Independence Day is here... its sunny, hot and very summery outside. Everyone is asleep still, except for me and Jake, and we're wondering what fun we can squeeze in on a tight budget (payday isn't till Friday). Whatever it is, it will be with my family and in my yard. It isn't often that someone in this industry gets July 4th off... so I'm going to enjoy it.
I was thinking of Ryan yesterday as I was driving home. I had Levin on the radio, and a caller had said that he was sick of the "progressive" Republicans that always seemed to fill the GOP ticket spot come every election cycle. I could tell from the way he spoke that he was a Glenn Beck fan of monumental proportions, quoting tid-bits from the GB show in almost everything he said... and MAN did that piss off Levin. It was amazing... Levin ranted for a full segment, not only on how much he didn't care if he was voting for a "progressive" Republican or Ronald Reagan himself... anything to get Obama out of office. THEN he'd would worry about fixing the GOP.

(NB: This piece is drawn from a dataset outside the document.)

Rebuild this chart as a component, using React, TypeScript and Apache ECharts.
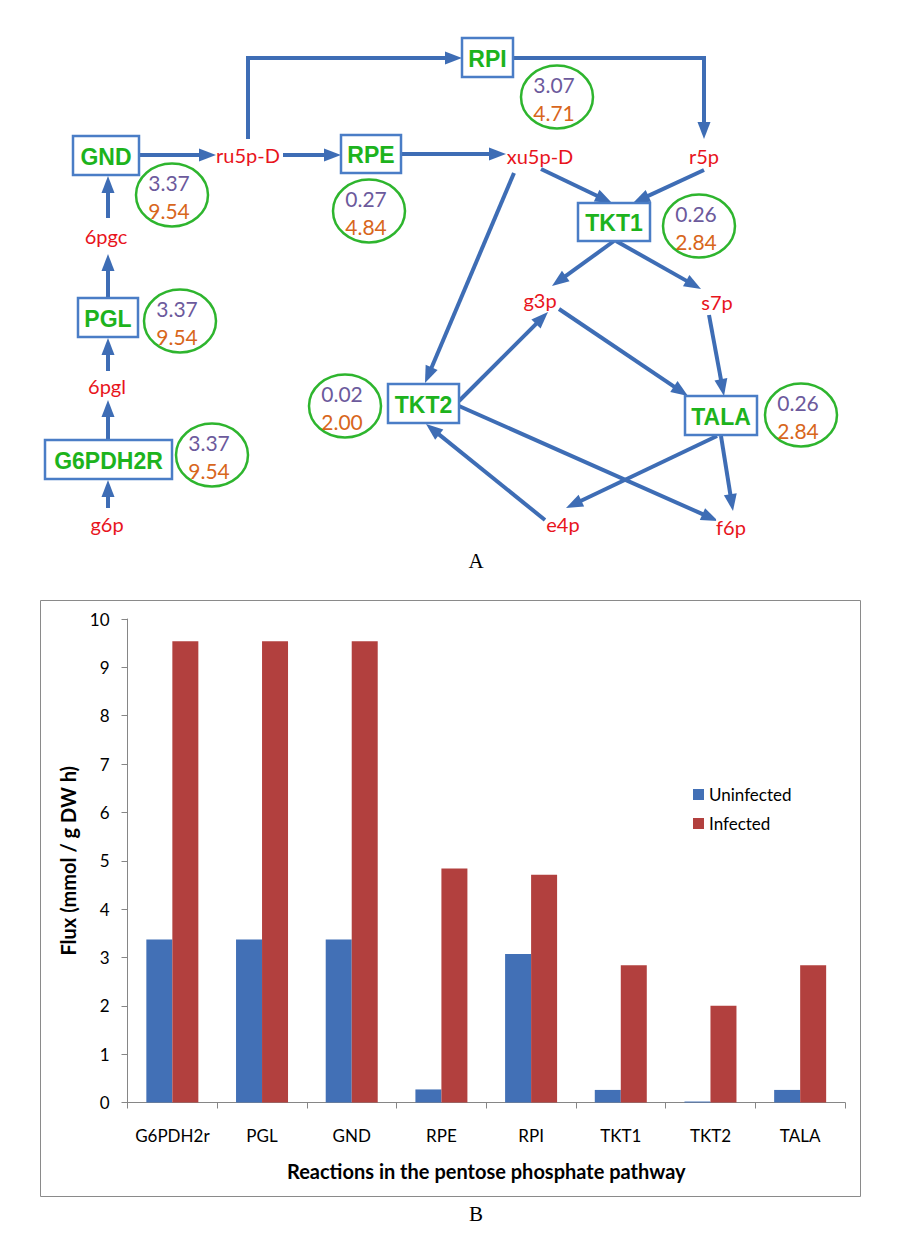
import React, { useEffect, useRef } from 'react';
import * as echarts from 'echarts';

// ---------- data ----------
const categories = ['G6PDH2r', 'PGL', 'GND', 'RPE', 'RPI', 'TKT1', 'TKT2', 'TALA'];
const diagramNames = ['G6PDH2R', 'PGL', 'GND', 'RPE', 'RPI', 'TKT1', 'TKT2', 'TALA'];
const uninfected = [3.37, 3.37, 3.37, 0.27, 3.07, 0.26, 0.02, 0.26];
const infected = [9.54, 9.54, 9.54, 4.84, 4.71, 2.84, 2.0, 2.84];
const seriesNames = ['Uninfected', 'Infected'];
const metabolites = ['g6p', '6pgl', '6pgc', 'ru5p-D', 'xu5p-D', 'r5p', 'g3p', 's7p', 'e4p', 'f6p'];
const yMin = 0;
const yMax = 10;
const yStep = 1;

// ---------- diagram layout (positions only) ----------
// [x, y, w, h, circleCx, circleCy] per reaction (same order as diagramNames)
const boxLayout: number[][] = [
  [45, 440, 127, 39, 212, 455],
  [78, 298, 60, 39, 180, 321],
  [73, 136, 66, 39, 172, 195],
  [341, 135, 60, 38, 369, 211],
  [462, 38, 51, 39, 557, 97],
  [578, 203, 72, 38, 699, 226],
  [388, 384, 71, 39, 345, 406],
  [685, 396, 72, 39, 801, 415],
];
// metabolite label centers (same order as metabolites)
const metaboliteLayout: number[][] = [
  [107, 524], [107, 386], [106, 236], [248, 155], [540, 156],
  [704, 156], [540, 300], [717, 302], [563, 524], [731, 527],
];
// arrows: list of points, last point = tip
const arrowLayout: number[][][] = [
  [[108, 508], [108, 480]],
  [[108, 440], [108, 400]],
  [[108, 371], [108, 338]],
  [[108, 298], [108, 254]],
  [[108, 218], [108, 176]],
  [[139, 155], [216, 155]],
  [[283, 155], [341, 155]],
  [[248, 139], [248, 58], [462, 58]],
  [[513, 58], [704, 58], [704, 139]],
  [[401, 154], [506, 154]],
  [[541, 169], [612, 203]],
  [[704, 170], [633, 203]],
  [[614, 241], [552, 286]],
  [[616, 241], [701, 289]],
  [[514, 173], [425, 383]],
  [[459, 401], [548, 312]],
  [[559, 309], [688, 396]],
  [[709, 315], [724, 396]],
  [[717, 436], [566, 508]],
  [[721, 436], [733, 511]],
  [[545, 520], [426, 424]],
  [[459, 406], [718, 521]],
];

const C = {
  arrow: '#3E6DB5',
  box: '#4A7DC6',
  green: '#1DB31D',
  ring: '#2EB52E',
  red: '#E8141C',
  purple: '#6C5A9C',
  orange: '#D8661C',
  blue: '#4270B6',
  barRed: '#B2403E',
  axis: '#868686',
};
const FONT = 'Lato, "Open Sans", sans-serif';

function buildGraphic() {
  const els: any[] = [];
  arrowLayout.forEach((pts) => {
    const n = pts.length;
    const [tx, ty] = pts[n - 1];
    const [px, py] = pts[n - 2];
    const dx = tx - px;
    const dy = ty - py;
    const L = Math.hypot(dx, dy);
    const ux = dx / L;
    const uy = dy / L;
    const hl = 17;
    const hw = 6.5;
    const bx = tx - ux * hl;
    const by = ty - uy * hl;
    const linePts = pts.slice(0, n - 1).concat([[bx + ux * 2, by + uy * 2]]);
    els.push({
      type: 'polyline',
      z: 1,
      shape: { points: linePts },
      style: { stroke: C.arrow, lineWidth: 4, fill: null },
    });
    els.push({
      type: 'polygon',
      z: 1,
      shape: { points: [[tx, ty], [bx - uy * hw, by + ux * hw], [bx + uy * hw, by - ux * hw]] },
      style: { fill: C.arrow },
    });
  });
  diagramNames.forEach((name, i) => {
    const [x, y, w, h, cx, cy] = boxLayout[i];
    els.push({
      type: 'rect',
      z: 2,
      shape: { x, y, width: w, height: h },
      style: { fill: '#fff', stroke: C.box, lineWidth: 2.5 },
    });
    els.push({
      type: 'text',
      z: 3,
      x: x + w / 2,
      y: y + h / 2 + 1,
      style: {
        text: name,
        fill: C.green,
        font: 'bold 23px "Liberation Sans", Arial, sans-serif',
        textAlign: 'center',
        textVerticalAlign: 'middle',
        align: 'center',
        verticalAlign: 'middle',
      },
    });
    els.push({
      type: 'ellipse',
      z: 2,
      shape: { cx, cy, rx: 36, ry: 31.5 },
      style: { fill: '#fff', stroke: C.ring, lineWidth: 2.5 },
    });
    els.push({
      type: 'text',
      z: 3,
      x: cx - 3,
      y: cy - 13,
      style: {
        text: uninfected[i].toFixed(2),
        fill: C.purple,
        font: '21px ' + FONT,
        textAlign: 'center',
        textVerticalAlign: 'middle',
        align: 'center',
        verticalAlign: 'middle',
      },
    });
    els.push({
      type: 'text',
      z: 3,
      x: cx - 3,
      y: cy + 15,
      style: {
        text: infected[i].toFixed(2),
        fill: C.orange,
        font: '21px ' + FONT,
        textAlign: 'center',
        textVerticalAlign: 'middle',
        align: 'center',
        verticalAlign: 'middle',
      },
    });
  });
  metabolites.forEach((m, i) => {
    const [x, y] = metaboliteLayout[i];
    els.push({
      type: 'text',
      z: 3,
      x,
      y,
      style: {
        text: m,
        fill: C.red,
        font: '20px ' + FONT,
        textAlign: 'center',
        textVerticalAlign: 'middle',
        align: 'center',
        verticalAlign: 'middle',
        backgroundColor: '#fff',
      },
    });
  });
  // panel labels
  ['A', 'B'].forEach((t, i) => {
    els.push({
      type: 'text',
      z: 3,
      x: 476,
      y: i === 0 ? 561 : 1214,
      style: {
        text: t,
        fill: '#000',
        font: '21px "Liberation Serif", "Times New Roman", serif',
        textAlign: 'center',
        textVerticalAlign: 'middle',
        align: 'center',
        verticalAlign: 'middle',
      },
    });
  });
  // chart frame
  els.push({
    type: 'rect',
    z: 0,
    shape: { x: 40.5, y: 600.5, width: 820, height: 596 },
    style: { fill: null, stroke: '#8a8a8a', lineWidth: 1 },
  });
  return els;
}

export default function App() {
  const ref = useRef<HTMLDivElement>(null);
  useEffect(() => {
    if (!ref.current) return;
    const chart = echarts.init(ref.current, null, { renderer: 'svg', width: 900, height: 1260 });
    chart.setOption({
      animation: false,
      backgroundColor: '#fff',
      textStyle: { fontFamily: FONT },
      legend: {
        orient: 'vertical',
        left: 688,
        top: 781,
        itemWidth: 11,
        itemHeight: 11,
        itemGap: 12,
        icon: 'rect',
        data: seriesNames,
        textStyle: { fontSize: 17, color: '#000', fontFamily: FONT },
      },
      grid: { left: 127.5, top: 619, width: 717.5, height: 483.5, containLabel: false },
      xAxis: {
        type: 'category',
        data: categories,
        axisLine: { lineStyle: { color: C.axis, width: 1 } },
        axisTick: { show: true, length: 6, lineStyle: { color: C.axis } },
        axisLabel: { interval: 0, fontSize: 17, color: '#000', margin: 24, fontFamily: FONT },
        name: 'Reactions in the pentose phosphate pathway',
        nameLocation: 'middle',
        nameGap: 58,
        nameTextStyle: { fontSize: 20, fontWeight: 'bold', color: '#000', fontFamily: FONT },
      },
      yAxis: {
        type: 'value',
        min: yMin,
        max: yMax,
        interval: yStep,
        axisLine: { show: true, lineStyle: { color: C.axis, width: 1 } },
        axisTick: { show: true, length: 6, lineStyle: { color: C.axis } },
        splitLine: { show: false },
        axisLabel: { fontSize: 17, color: '#000', margin: 18, fontFamily: FONT },
        name: 'Flux (mmol / g DW h)',
        nameLocation: 'middle',
        nameGap: 50,
        nameTextStyle: { fontSize: 20, fontWeight: 'bold', color: '#000', fontFamily: FONT },
      },
      series: [
        {
          name: seriesNames[0],
          type: 'bar',
          data: uninfected,
          barWidth: 26,
          barGap: '0%',
          itemStyle: { color: C.blue },
        },
        {
          name: seriesNames[1],
          type: 'bar',
          data: infected,
          barWidth: 26,
          barGap: '0%',
          itemStyle: { color: C.barRed },
        },
      ],
      graphic: buildGraphic(),
    });
    return () => chart.dispose();
  }, []);
  return (
    <div
      ref={ref}
      style={{ position: 'absolute', left: 0, top: 0, width: 900, height: 1260, background: '#fff' }}
    />
  );
}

What made me think of Ryan was how he continually says that the Party (GOP) needs to "get back" to its roots within the Reagan-era. "Reagan Republican" is the adjective so often employed by those longing for the heady days of 1982, when the top marginal rate went from 70% to 28%, capital gains fell to a low of 20% (lowest since 1928), and the government spending rate went from 4% of GDP to 2.5%. I, too, think this is a model the modern GOP needs to adopt... and not just the GOP, but all of Government.
This thinking wasn't "Republican" though... and Levin might as well have come out and said it last night. Reagan was NOT "embracing" some forgotten truth lost by the GOP since the Depression... he was re-thinking and re-inventing how government should operate in the modern world, and it worked. In less than 18 months, Reagan had us out of the recession that Carter and Congress had dropped us into so deeply, and that all the progressives before them had begun.
This is my point: "All the progressives before them" means everyone from FDR to Gerald Ford... every single one. Nixon, Eisenhower, Ford, LBJ, Carter, Kennedy... ALL progressive, all following a New Deal paradigm. When Reagan was taking his message to the streets, everyone from Bush Sr., Gerry Ford and Fed Chairman Paul Volker mocked him mercilessly for his "trickle-down" economic theory. Almost no one within the Party was willing to back Reagan up with any showing of public support.
To take it even further, once Reagan got his 1981 Economic Recovery Tax Act in place, Congress (with a GOP majority most of his first term) worked tirelessly to erase it from the books. And every GOP Congress and President since Reagan has ignored or forgotten what he showed to be true, as well.
So, I maintain that Reagan wasn't a "Republican"... he wasn't espousing anything the GOP wanted to support, either before his terms or after. Thus, if someone is going to claim to be a "Reagan Republican" than they are claiming to be something other than a traditional GOP politician, in the same way that "Blue Dog" Democrats are not Democrats at all, either.
Having said that, what are the chances that "Reaganomics" can be brought back into the equation via a GOP candidate, Romney or otherwise? Will it have to be someone from a third party? Other candidates are far closer to Reagan's model than Romney or McCain, yet these are the last two candidates that the primaries have produced. Why is that? How does that change?